> ENTRIES PROVIDED
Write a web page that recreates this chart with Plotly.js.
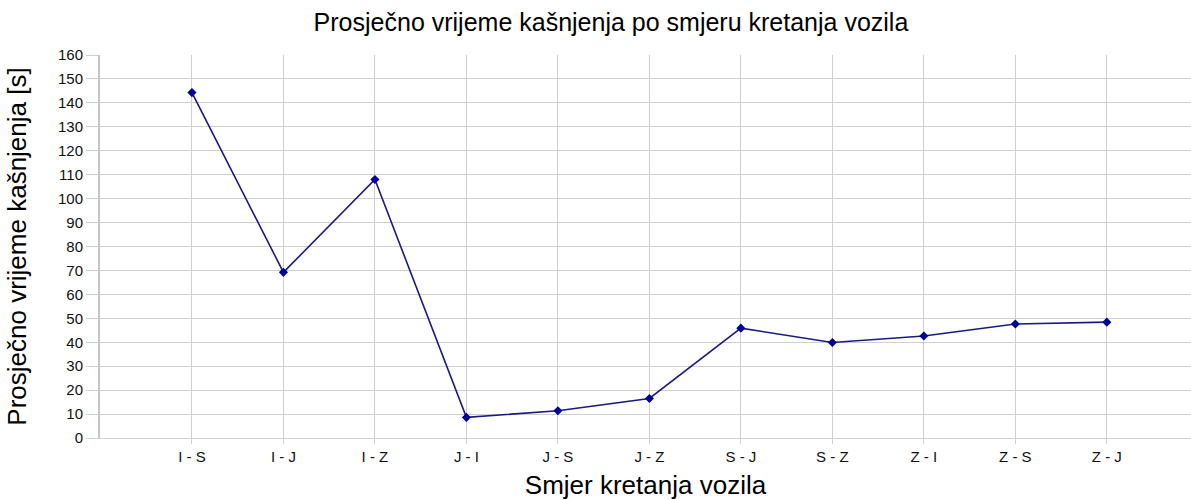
<!DOCTYPE html>
<html>
<head>
<meta charset="utf-8">
<script src="https://cdn.plot.ly/plotly-3.0.1.min.js"></script>
<style>html,body{margin:0;padding:0;background:#fff;}#chart{width:1191px;height:500px;}</style>
</head>
<body>
<div id="chart"></div>
<script>
const categories = ["I - S", "I - J", "I - Z", "J - I", "J - S", "J - Z", "S - J", "S - Z", "Z - I", "Z - S", "Z - J"];
const delays = [144.3, 69.2, 108.0, 8.6, 11.4, 16.5, 45.9, 39.9, 42.6, 47.6, 48.4];
const yTicks = [0, 10, 20, 30, 40, 50, 60, 70, 80, 90, 100, 110, 120, 130, 140, 150, 160];

const trace = {
  x: categories.map((c, i) => i),
  y: delays,
  type: 'scatter',
  mode: 'lines+markers',
  line: {color: '#1a1a80', width: 1.6},
  marker: {symbol: 'diamond', size: 7, color: '#000099'},
  hoverinfo: 'skip'
};

const font = 'Liberation Sans, Arial, sans-serif';
const layout = {
  width: 1191, height: 500,
  margin: {l: 100, r: 0, t: 55, b: 62},
  paper_bgcolor: '#fff', plot_bgcolor: '#fff',
  showlegend: false,
  title: {text: 'Prosječno vrijeme kašnjenja po smjeru kretanja vozila', font: {family: font, size: 25, color: '#000'}, x: 0.513, xanchor: 'center', y: 0.955, yanchor: 'middle'},
  xaxis: {
    range: [-1.005, 10.92],
    tickmode: 'array',
    tickvals: categories.map((c, i) => i),
    ticktext: categories,
    showgrid: true, gridcolor: '#cfcfcf', gridwidth: 1,
    ticks: 'outside', ticklen: 5, tickcolor: '#cfcfcf',
    showline: true, linecolor: '#cfcfcf', linewidth: 1,
    zeroline: false,
    tickfont: {family: font, size: 15, color: '#111'},
    title: {text: 'Smjer kretanja vozila', font: {family: font, size: 26, color: '#000'}, standoff: 11},
    fixedrange: true
  },
  yaxis: {
    range: [0, 160],
    tickmode: 'array',
    tickvals: yTicks,
    ticktext: yTicks.map(String),
    showgrid: true, gridcolor: '#cfcfcf', gridwidth: 1,
    ticks: 'outside', ticklen: 12, tickcolor: '#cfcfcf',
    showline: true, linecolor: '#c4c4c4', linewidth: 2,
    zeroline: false,
    tickfont: {family: font, size: 15, color: '#111'},
    title: {text: 'Prosječno vrijeme kašnjenja [s]', font: {family: font, size: 26, color: '#000'}, standoff: 24},
    fixedrange: true
  }
};

Plotly.newPlot('chart', [trace], layout, {displayModeBar: false, staticPlot: true});
</script>
</body>
</html>
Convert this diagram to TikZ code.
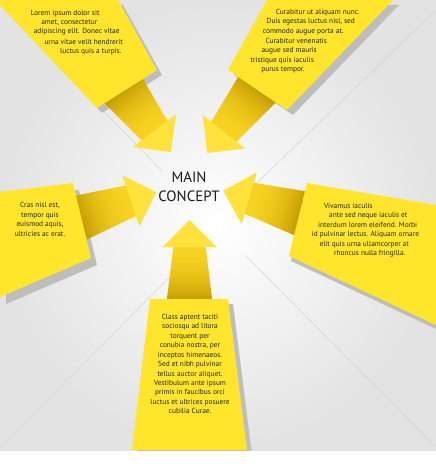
\documentclass[tikz,border=0pt]{standalone}
\usepackage{fontspec}
\setmainfont{PT Sans}
\usetikzlibrary{calc}

\definecolor{lemon}{HTML}{FFE52B}
\definecolor{stemlight}{HTML}{F7D222}
\definecolor{stemdark}{HTML}{C39900}
\definecolor{headyellow}{HTML}{FFE23C}
\definecolor{shadowgray}{HTML}{BDBDBD}

% stem and head of one pointer: name, base point, angle, stem length
\newcommand{\pointer}[4]{%
  \begin{scope}[shift={(#2)}, rotate={-(#3)}]
    \coordinate (#1-base) at (0,0);
    \coordinate (#1-neck) at (#4,0);
    % stem in thin slices, dark next to the banner
    \foreach \k in {0,...,23}{
      \pgfmathsetmacro{\xa}{-4+\k*(#4+4)/24}
      \pgfmathsetmacro{\xb}{-4+(\k+1)*(#4+4)/24+1}
      \pgfmathsetmacro{\wa}{23-7*\k/24}
      \pgfmathsetmacro{\wb}{23-7*(\k+1)/24}
      \pgfmathtruncatemacro{\mix}{100*(1-\k/24)^2}
      \fill[stemdark!\mix!stemlight] (\xa,-\wa) -- (\xb,-\wb) -- (\xb,\wb) -- (\xa,\wa) -- cycle;
    }
    \fill[head] (#4,-27) -- (#4+27,0) -- (#4,27) -- cycle;
  \end{scope}}

\begin{document}
\begin{tikzpicture}[x=1bp, y=-1bp]
    % Define styles
    \tikzstyle{banner} = [fill=lemon]
    \tikzstyle{bannershadow} = [fill=shadowgray]
    \tikzstyle{head} = [fill=headyellow]
    \tikzstyle{ray} = [draw=black!16, line width=0.6bp]
    \tikzstyle{blurb} = [font=\fontsize{7.4}{9.5}\selectfont, text=black!85, inner sep=0pt]

    \useasboundingbox (0,0) rectangle (436,470);
    \fill[white] (0,0) rectangle (436,470);

    \begin{scope}
        \clip (0,0) rectangle (436,450);
        \shade[inner color=white, outer color=black!11] (0,0) rectangle (436,450);

        % Thin rays towards the middle
        \draw[ray] (0,5) -- (163,172);
        \draw[ray] (436,10) -- (258,182);
        \draw[ray] (0,447) -- (190,257);
        \draw[ray] (436,447) -- (245,255);

        % Shadows under the banners
        \fill[bannershadow, shift={(5,5)}] (0,0) -- (118,0) -- (157,70) -- (97,108) -- (0,5) -- cycle;
        \fill[bannershadow, shift={(6,5)}] (267,0) -- (393,0) -- (287,110) -- (228,70) -- cycle;
        \fill[bannershadow, shift={(6,7)}] (0,192) -- (73,183) -- (91,258) -- (0,297) -- cycle;
        \fill[bannershadow, shift={(2,5)}] (307,183) -- (436,205) -- (436,325) -- (289,256) -- cycle;
        \fill[bannershadow, shift={(5,5)}] (150,299) -- (228,299) -- (247,450) -- (132,450) -- cycle;

        % Pointers
        \pointer{tl}{124,91}{52.5}{50}
        \pointer{tr}{256.5,90}{128}{53}
        \pointer{lf}{80.8,217.5}{-18.5}{52.7}
        \pointer{rt}{299.5,213}{196.3}{52.4}
        \pointer{bt}{189.5,299}{-90}{52}

        % Banners
        \fill[banner] (0,0) -- (118,0) -- (157,70) -- (97,108) -- (0,5) -- cycle;
        \fill[banner] (267,0) -- (393,0) -- (287,110) -- (228,70) -- cycle;
        \fill[banner] (0,192) -- (73,183) -- (91,258) -- (0,297) -- cycle;
        \fill[banner] (307,183) -- (436,205) -- (436,325) -- (289,256) -- cycle;
        \fill[banner] (150,299) -- (228,299) -- (247,450) -- (132,450) -- cycle;
    \end{scope}

    % Place texts
    \node[font=\fontsize{15}{19.3}\selectfont, align=center, text=black!90] (main) at (189,187) {MAIN\\CONCEPT};

    \foreach \x/\y/\txt [count=\i] in {65.2/13.3/Lorem ipsum dolor sit, 69.3/22.7/{amet, consectetur},
        76.7/32/adipiscing elit. Donec vitae, 83.7/41.7/urna vitae velit hendrerit, 90.8/51.3/luctus quis a turpis.}
        \node[blurb] (tl-\i) at (\x,\y) {\txt};

    \foreach \x/\y/\txt [count=\i] in {317.8/12.3/Curabitur ut aliquam nunc., 310.8/22/{Duis egestas luctus nisl, sed},
        303.3/31.7/commodo augue porta at., 296.3/41.3/Curabitur venenatis, 289.2/51/augue sed mauris,
        282.2/60.7/tristique quis iaculis, 283/70.3/purus tempor.}
        \node[blurb] (tr-\i) at (\x,\y) {\txt};

    \foreach \x/\y/\txt [count=\i] in {348.3/206/Vivamus iaculis, 368.3/215.7/ante sed neque iaculis et,
        367.7/225/interdum lorem eleifend. Morbi, 365.5/234.7/id pulvinar lectus. Aliquam ornare,
        364.2/244.3/elit quis urna ullamcorper at, 369.7/254/rhoncus nulla fringilla.}
        \node[blurb] (rt-\i) at (\x,\y) {\txt};

    \node[blurb, align=center] (lf-text) at (40,219.5) {Cras nisl est,\\tempor quis\\euismod aquis,\\ultricies ac erat.};

    \node[blurb, align=center] (bt-text) at (190,364) {Class aptent taciti\\sociosqu ad litora\\torquent per\\conubia nostra, per\\inceptos himenaeos.\\Sed et nibh pulvinar\\tellus auctor aliquet.\\Vestibulum ante ipsum\\primis in faucibus orci\\luctus et ultrices posuere\\cubilia Curae.};

\end{tikzpicture}
\end{document}
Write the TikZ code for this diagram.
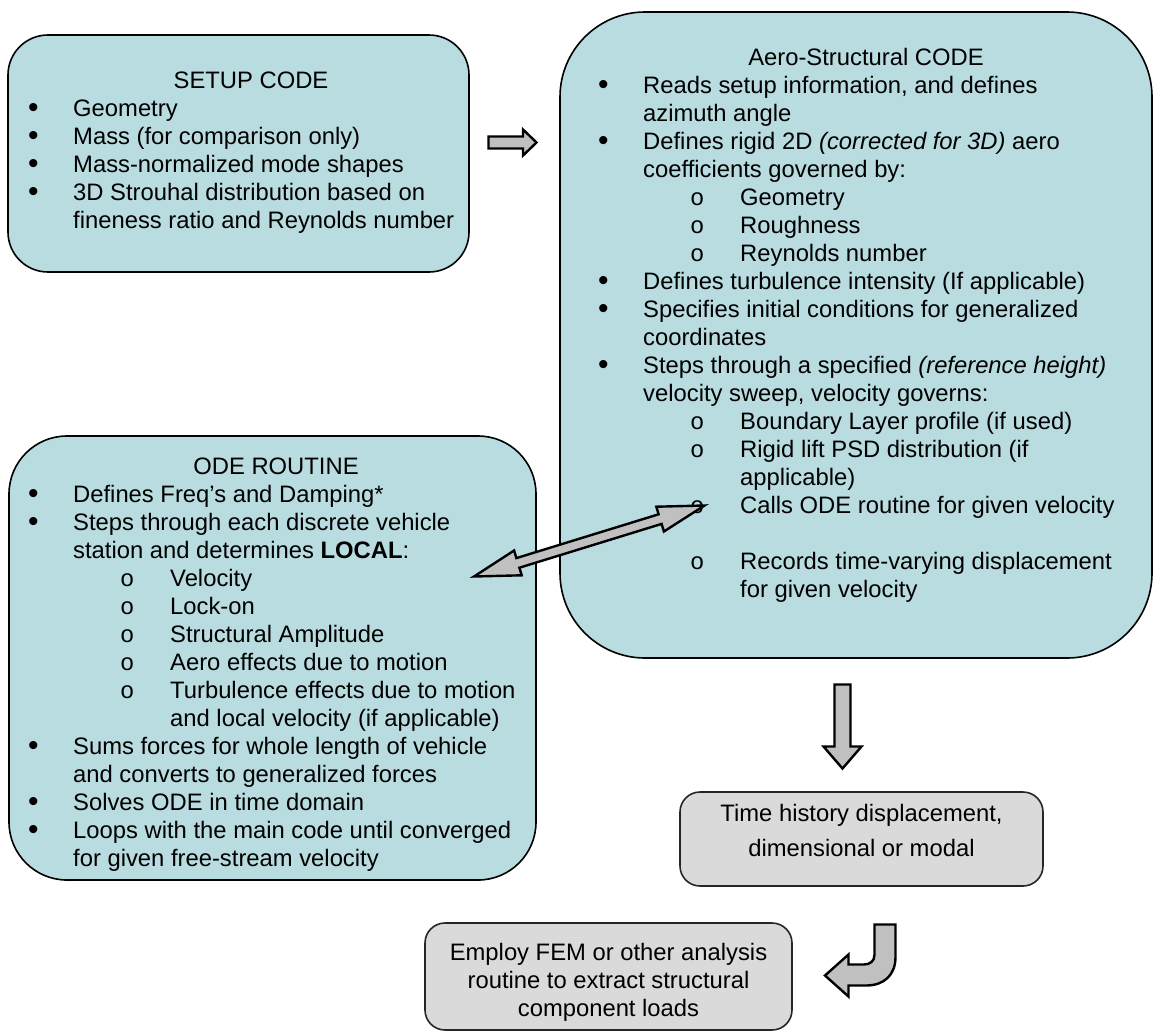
\documentclass[tikz,border=0pt]{standalone}
\usepackage{fontspec}
\setmainfont{Liberation Sans}
\newfontfamily\monofnt{Liberation Mono}
\definecolor{boxblue}{HTML}{B9DCE0}
\definecolor{boxgray}{HTML}{DADADA}
\definecolor{arrowgray}{HTML}{C0C0C0}
\newcommand\bulI{\makebox[45pt][l]{\raisebox{-1pt}{\fontsize{30}{28}\selectfont\textbullet}}}
\newcommand\contI{\hspace*{45pt}}
\newcommand\bulII{\hspace*{92pt}\makebox[50pt][l]{\monofnt o}}
\newcommand\contII{\hspace*{142pt}}
\tikzset{
  bluebox/.style={draw=black, line width=1.6pt, fill=boxblue, inner sep=0pt},
  graybox/.style={draw=black!85, line width=1.6pt, fill=boxgray, inner sep=0pt, rounded corners=20pt},
  body/.style={font=\fontsize{23.8}{28}\selectfont, inner sep=0pt, align=left, anchor=north west},
  title/.style={font=\fontsize{23.8}{28}\selectfont, inner sep=0pt, anchor=base},
  ctext/.style={inner sep=0pt, align=center, anchor=north},
  blockarrow/.style={draw=black, line width=2.4pt, fill=arrowgray, line join=miter}
}
\begin{document}
\begin{tikzpicture}[x=1pt,y=-1pt]
\useasboundingbox (0,0) rectangle (1154,1034);
% boxes
\node[bluebox, rounded corners=40pt, minimum width=461pt, minimum height=237pt] (setup) at (238.5,153.5) {};
\node[bluebox, rounded corners=85pt, minimum width=592pt, minimum height=646pt] (aero) at (856,335) {};
\node[bluebox, rounded corners=58pt, minimum width=527pt, minimum height=444pt] (ode) at (272.5,658) {};
\node[graybox, minimum width=363pt, minimum height=94pt] (hist) at (861.5,839) {};
\node[graybox, minimum width=367pt, minimum height=107pt] (fem) at (608.5,976.5) {};
% setup text
\node[title] (setupT) at (251,88) {SETUP CODE};
\node[body] (setupB) at (28,96.4) {\strut\bulI Geometry\\
\bulI Mass (for comparison only)\\
\bulI Mass-normalized mode shapes\\
\bulI 3D Strouhal distribution based on\\
\contI fineness ratio and Reynolds number};
% aero text
\node[title] (aeroT) at (866,65) {Aero-Structural CODE};
\node[body] (aeroB) at (598,73.4) {\strut\bulI Reads setup information, and defines\\
\contI azimuth angle\\
\bulI Defines rigid 2D \textit{(corrected for 3D)} aero\\
\contI coefficients governed by:\\
\bulII Geometry\\
\bulII Roughness\\
\bulII Reynolds number\\
\bulI Defines turbulence intensity (If applicable)\\
\bulI Specifies initial conditions for generalized\\
\contI coordinates\\
\bulI Steps through a specified \textit{(reference height)}\\
\contI velocity sweep, velocity governs:\\
\bulII Boundary Layer profile (if used)\\
\bulII Rigid lift PSD distribution (if\\
\contII applicable)\\
\bulII Calls ODE routine for given velocity\\
\strut\\
\bulII Records time-varying displacement\\
\contII for given velocity};
% ode text
\node[title] (odeT) at (276,474) {ODE ROUTINE};
\node[body] (odeB) at (28,482.4) {\strut\bulI Defines Freq’s and Damping*\\
\bulI Steps through each discrete vehicle\\
\contI station and determines \textbf{LOCAL}:\\
\bulII Velocity\\
\bulII Lock-on\\
\bulII Structural Amplitude\\
\bulII Aero effects due to motion\\
\bulII Turbulence effects due to motion\\
\contII and local velocity (if applicable)\\
\bulI Sums forces for whole length of vehicle\\
\contI and converts to generalized forces\\
\bulI Solves ODE in time domain\\
\bulI Loops with the main code until converged\\
\contI for given free-stream velocity};
% gray box texts
\node[ctext, font=\fontsize{23.8}{35}\selectfont] (histT) at (861.5,796.5) {\strut Time history displacement,\\dimensional or modal};
\node[ctext, font=\fontsize{23.8}{28}\selectfont] (femT) at (608.5,940.4) {\strut Employ FEM or other analysis\\routine to extract structural\\component loads};
% block arrows
\draw[blockarrow] (488.5,136.5) -- (523,136.5) -- (523,129.5) -- (536.5,142.5) -- (523,155.5) -- (523,148.5) -- (488.5,148.5) -- cycle;
\draw[blockarrow] (474,576.5) -- (521.7,575.3) -- (519.4,567.7) -- (661.6,523.9) -- (663.9,531.5) -- (704.5,505.5)
  -- (656.3,506.7) -- (658.6,514.3) -- (516.4,558.1) -- (514.1,550.5) -- cycle;
\draw[blockarrow] (834.5,684.5) -- (850.5,684.5) -- (850.5,746.5) -- (861.5,746.5) -- (842.5,768.5) -- (823.5,746.5) -- (834.5,746.5) -- cycle;
\draw[blockarrow] (874.5,924.5) -- (895.5,924.5) -- (895.5,957) .. controls (895.5,975) and (884,985.5) .. (866,985.5)
  -- (848.5,985.5) -- (848.5,996.5) -- (825,975.5) -- (848.5,954.5) -- (848.5,964.5) -- (864,964.5)
  .. controls (870,964.5) and (874.5,961) .. (874.5,955) -- cycle;
\end{tikzpicture}
\end{document}
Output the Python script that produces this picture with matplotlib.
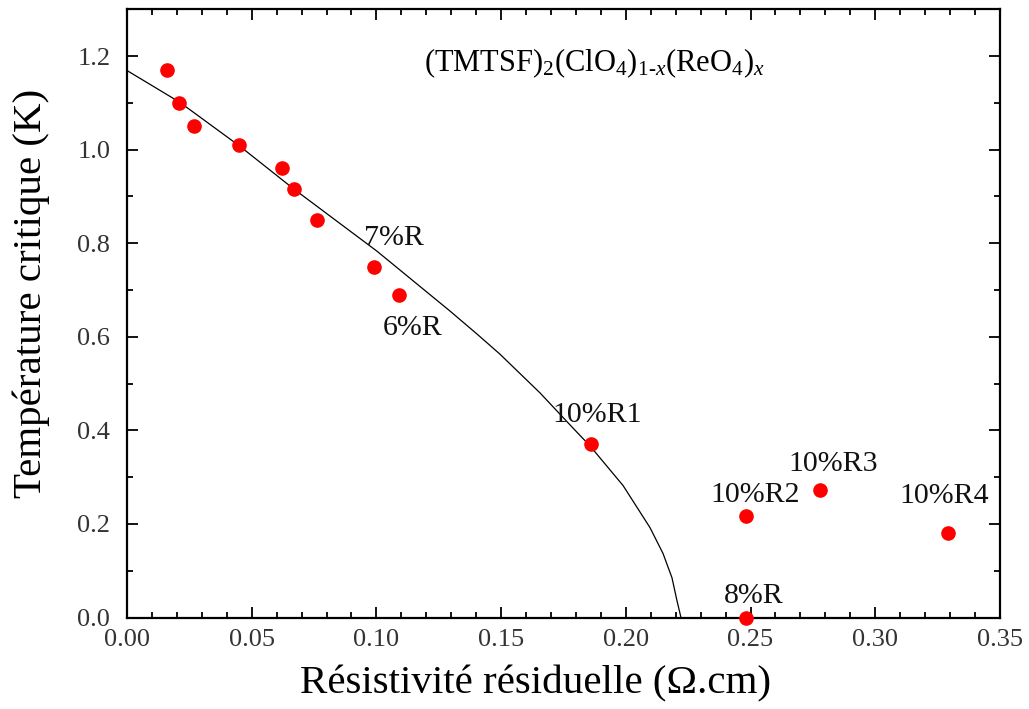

> WORK INSTRUCTIONS
Scan the entries above for the word "that" and collect each line holding it.

> THE REPLY
Write a web page that recreates this chart with Plotly.js.
Output the Python script that produces this picture with matplotlib.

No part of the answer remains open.